Pull out exactly the lines from the line containing "Write the Chart.js code for this chart." to the line containing "const rateTicks = [1, 2, 3, 4];", both lines included, with pictures removed from the copy.

==== Material to process

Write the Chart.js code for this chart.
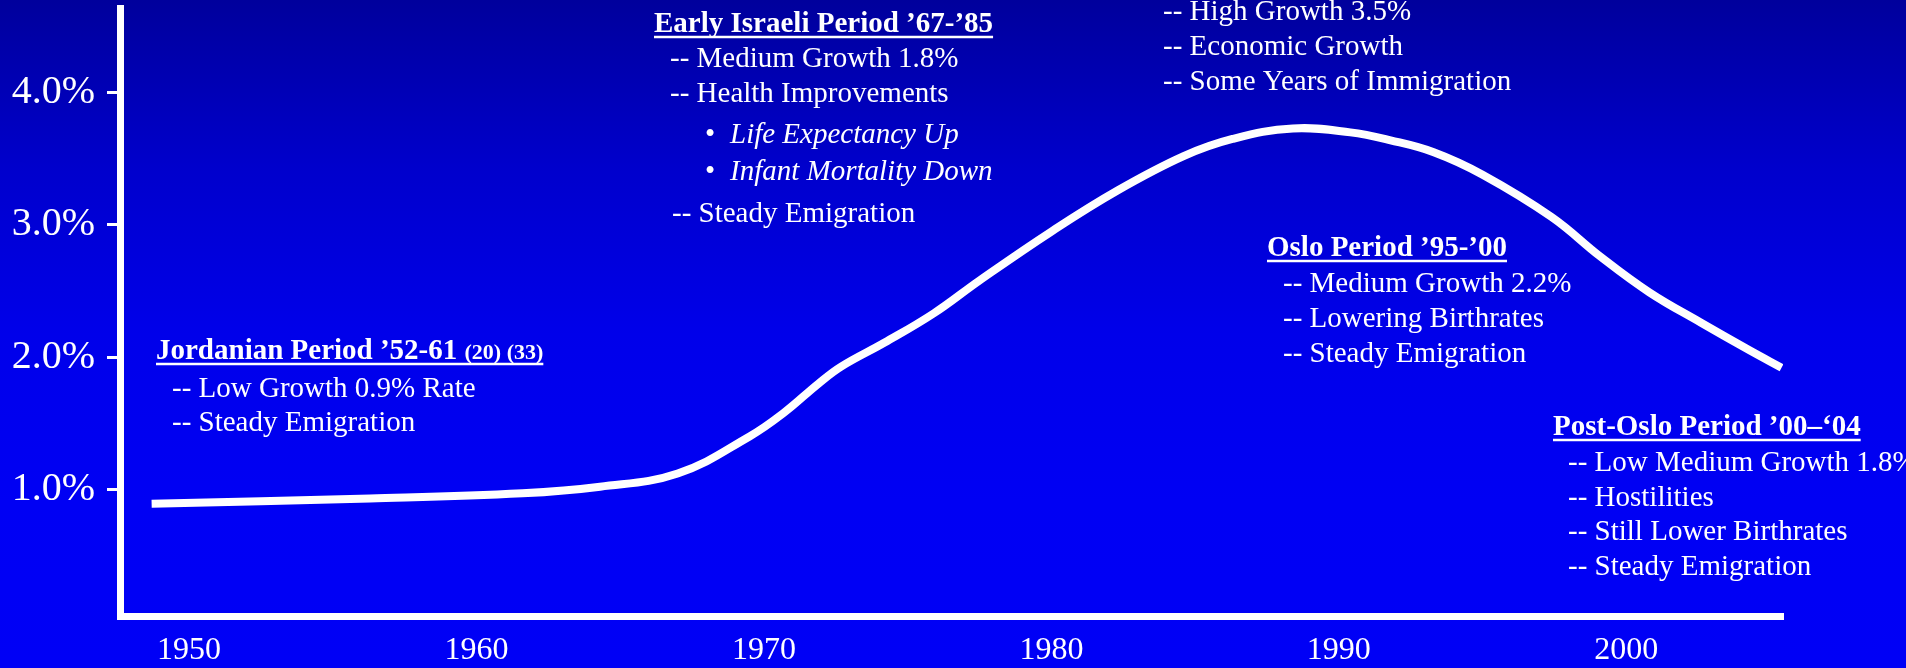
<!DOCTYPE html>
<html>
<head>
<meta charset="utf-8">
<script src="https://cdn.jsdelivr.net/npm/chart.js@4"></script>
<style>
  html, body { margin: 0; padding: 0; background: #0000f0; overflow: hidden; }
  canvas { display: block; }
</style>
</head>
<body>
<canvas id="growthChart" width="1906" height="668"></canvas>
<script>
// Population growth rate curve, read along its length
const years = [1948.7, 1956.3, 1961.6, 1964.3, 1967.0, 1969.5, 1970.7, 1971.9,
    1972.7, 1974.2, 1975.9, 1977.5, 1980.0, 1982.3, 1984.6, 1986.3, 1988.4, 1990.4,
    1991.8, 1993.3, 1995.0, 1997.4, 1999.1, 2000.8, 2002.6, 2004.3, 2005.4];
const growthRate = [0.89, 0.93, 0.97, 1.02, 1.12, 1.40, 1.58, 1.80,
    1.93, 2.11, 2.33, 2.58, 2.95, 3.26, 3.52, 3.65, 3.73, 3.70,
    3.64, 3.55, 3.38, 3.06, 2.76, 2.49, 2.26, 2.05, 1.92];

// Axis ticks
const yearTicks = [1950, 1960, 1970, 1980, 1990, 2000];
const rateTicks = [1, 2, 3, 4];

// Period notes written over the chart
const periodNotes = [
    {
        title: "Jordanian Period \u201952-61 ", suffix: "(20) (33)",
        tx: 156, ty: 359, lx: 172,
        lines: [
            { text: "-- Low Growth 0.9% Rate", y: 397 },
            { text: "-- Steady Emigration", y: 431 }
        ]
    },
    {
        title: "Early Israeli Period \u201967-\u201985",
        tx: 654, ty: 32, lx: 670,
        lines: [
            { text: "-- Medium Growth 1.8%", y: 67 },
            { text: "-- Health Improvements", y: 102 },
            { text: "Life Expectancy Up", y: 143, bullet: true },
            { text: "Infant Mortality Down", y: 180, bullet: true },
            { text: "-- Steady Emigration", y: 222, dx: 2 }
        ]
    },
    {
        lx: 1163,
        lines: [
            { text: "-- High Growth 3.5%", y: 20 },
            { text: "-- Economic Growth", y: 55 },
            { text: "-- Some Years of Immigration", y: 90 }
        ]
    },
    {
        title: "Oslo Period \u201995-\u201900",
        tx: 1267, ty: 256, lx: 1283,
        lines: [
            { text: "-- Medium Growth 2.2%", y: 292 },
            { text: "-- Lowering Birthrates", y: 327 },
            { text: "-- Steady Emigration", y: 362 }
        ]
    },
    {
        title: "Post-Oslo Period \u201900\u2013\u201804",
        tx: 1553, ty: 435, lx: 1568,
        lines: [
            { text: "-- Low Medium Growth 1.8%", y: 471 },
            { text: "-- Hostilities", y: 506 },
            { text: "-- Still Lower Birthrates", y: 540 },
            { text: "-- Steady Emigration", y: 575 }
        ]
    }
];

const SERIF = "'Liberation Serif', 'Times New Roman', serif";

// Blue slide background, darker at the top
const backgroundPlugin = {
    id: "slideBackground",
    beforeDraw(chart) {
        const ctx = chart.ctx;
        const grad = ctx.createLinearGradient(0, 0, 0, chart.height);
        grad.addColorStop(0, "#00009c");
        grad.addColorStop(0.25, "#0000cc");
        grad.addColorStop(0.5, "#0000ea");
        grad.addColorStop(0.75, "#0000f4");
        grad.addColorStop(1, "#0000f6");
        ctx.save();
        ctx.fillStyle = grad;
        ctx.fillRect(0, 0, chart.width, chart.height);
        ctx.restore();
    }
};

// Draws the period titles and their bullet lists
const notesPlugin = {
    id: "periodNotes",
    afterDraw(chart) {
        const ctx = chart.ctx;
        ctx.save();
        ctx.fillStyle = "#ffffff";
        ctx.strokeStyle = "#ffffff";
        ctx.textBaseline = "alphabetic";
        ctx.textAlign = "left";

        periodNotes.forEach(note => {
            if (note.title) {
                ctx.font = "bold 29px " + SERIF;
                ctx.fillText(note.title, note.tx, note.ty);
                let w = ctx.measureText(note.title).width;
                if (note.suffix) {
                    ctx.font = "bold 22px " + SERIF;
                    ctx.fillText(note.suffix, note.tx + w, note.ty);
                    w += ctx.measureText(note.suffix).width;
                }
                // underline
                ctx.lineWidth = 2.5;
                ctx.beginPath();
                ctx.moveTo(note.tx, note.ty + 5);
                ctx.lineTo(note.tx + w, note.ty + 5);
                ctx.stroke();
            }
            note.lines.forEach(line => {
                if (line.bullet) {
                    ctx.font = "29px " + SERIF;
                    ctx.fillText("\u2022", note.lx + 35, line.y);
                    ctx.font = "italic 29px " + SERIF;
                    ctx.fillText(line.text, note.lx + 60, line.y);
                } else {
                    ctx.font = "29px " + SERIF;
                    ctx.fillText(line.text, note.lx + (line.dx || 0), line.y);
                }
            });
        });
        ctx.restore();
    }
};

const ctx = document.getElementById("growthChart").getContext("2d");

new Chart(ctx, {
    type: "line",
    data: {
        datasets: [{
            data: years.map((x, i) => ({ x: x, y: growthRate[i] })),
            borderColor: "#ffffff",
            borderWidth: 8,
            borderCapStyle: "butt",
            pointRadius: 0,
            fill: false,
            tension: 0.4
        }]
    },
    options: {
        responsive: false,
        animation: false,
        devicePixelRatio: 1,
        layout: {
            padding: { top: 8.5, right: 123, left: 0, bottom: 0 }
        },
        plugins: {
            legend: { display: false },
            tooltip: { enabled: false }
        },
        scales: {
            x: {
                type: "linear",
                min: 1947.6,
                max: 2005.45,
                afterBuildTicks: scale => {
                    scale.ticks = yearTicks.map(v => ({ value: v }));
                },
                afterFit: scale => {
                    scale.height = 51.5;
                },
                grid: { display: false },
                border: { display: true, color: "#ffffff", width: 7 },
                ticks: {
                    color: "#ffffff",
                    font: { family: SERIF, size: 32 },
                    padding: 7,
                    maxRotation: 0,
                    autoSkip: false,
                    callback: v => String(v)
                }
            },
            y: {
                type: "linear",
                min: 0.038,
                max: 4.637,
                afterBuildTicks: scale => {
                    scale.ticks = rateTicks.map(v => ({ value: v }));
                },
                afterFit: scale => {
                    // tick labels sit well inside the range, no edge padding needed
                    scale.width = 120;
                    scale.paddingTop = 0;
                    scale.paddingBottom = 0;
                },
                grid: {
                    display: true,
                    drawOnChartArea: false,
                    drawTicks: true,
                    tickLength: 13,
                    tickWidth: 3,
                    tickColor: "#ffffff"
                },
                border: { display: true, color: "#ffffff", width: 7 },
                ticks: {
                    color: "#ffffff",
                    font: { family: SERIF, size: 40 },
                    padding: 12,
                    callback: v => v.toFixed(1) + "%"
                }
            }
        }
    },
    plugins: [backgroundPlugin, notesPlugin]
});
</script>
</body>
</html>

========
==== Material to process

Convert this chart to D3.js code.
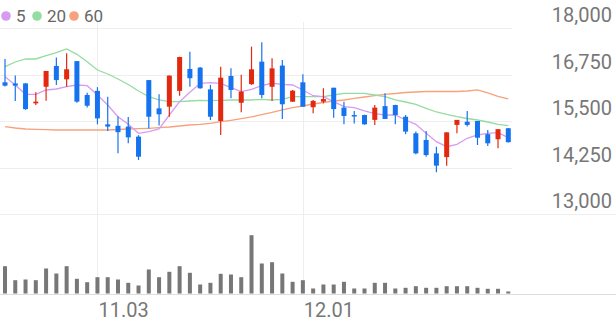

========

— Answer to this exercise —
Write the Chart.js code for this chart.
<!DOCTYPE html>
<html>
<head>
<meta charset="utf-8">
<script src="https://cdn.jsdelivr.net/npm/chart.js@4"></script>
<style>
  html, body { margin: 0; padding: 0; background: #0000f0; overflow: hidden; }
  canvas { display: block; }
</style>
</head>
<body>
<canvas id="growthChart" width="1906" height="668"></canvas>
<script>
// Population growth rate curve, read along its length
const years = [1948.7, 1956.3, 1961.6, 1964.3, 1967.0, 1969.5, 1970.7, 1971.9,
    1972.7, 1974.2, 1975.9, 1977.5, 1980.0, 1982.3, 1984.6, 1986.3, 1988.4, 1990.4,
    1991.8, 1993.3, 1995.0, 1997.4, 1999.1, 2000.8, 2002.6, 2004.3, 2005.4];
const growthRate = [0.89, 0.93, 0.97, 1.02, 1.12, 1.40, 1.58, 1.80,
    1.93, 2.11, 2.33, 2.58, 2.95, 3.26, 3.52, 3.65, 3.73, 3.70,
    3.64, 3.55, 3.38, 3.06, 2.76, 2.49, 2.26, 2.05, 1.92];

// Axis ticks
const yearTicks = [1950, 1960, 1970, 1980, 1990, 2000];
const rateTicks = [1, 2, 3, 4];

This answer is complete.